We start reading the book of Leviticus, VaYikra, this week. It is sometimes a struggle to find meaning in this book which is, as the name Leviticus implies, all about the sacrificial rituals which the Levites performed in the ancient Jerusalem Temple. These rituals haven't been performed for almost 2000 years and most Jews that I know don't really yearn to see them restored.
On the surface, then, the concerns of this week’s Parasha seem very far removed from ours. But even in the context of the details of the sacrifices we can find meaning.

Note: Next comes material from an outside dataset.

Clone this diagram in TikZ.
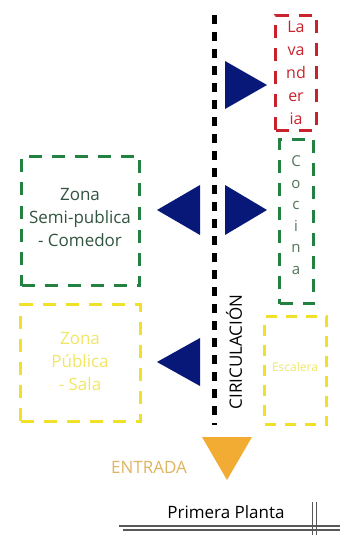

In Lev. 2:11 we read: "No meal offering, which you shall bring to the Lord, shall be made with leaven; for you shall burn no leaven, nor any honey, in any offering of the Lord made by fire."
Contrary to popular belief, the majority of offerings made in the ancient Temple were grain and meal offerings, not animal sacrifices. Among them was the daily meal offering which was similar to a "laffa," a large pocket-less pita which is quite popular in Israel these days and is also sometimes known as an Iraqi pita. The original matzah was also similar to laffa and some Sephardic communities still eat this soft matzah. The Torah here is specifying that such an offering cannot be combined either with yeast or with honey.
Rabbi Mordechai Ha-Kohen in his commentary Al Ha-Torah writes "Yeast and honey are symbolic of extremes. Yeast is the epitome of sourness and honey is the epitome of sweetness. This teaches us that we should always go on the “golden path”, rather than tending to extremes." Even in seemingly irrelevant details of ancient rituals, we can still find ethical meaning. Our service of God should be balanced, avoiding fanaticism in any direction.
In a world which loves to see things as either/or, Judaism generally encourages us to opt for both/and. Universalism or particularism? Both. Justice or mercy? Both. Ritual or social action? Both. Such an important lesson to be learned from a seemingly insignificant matter of ritual detail.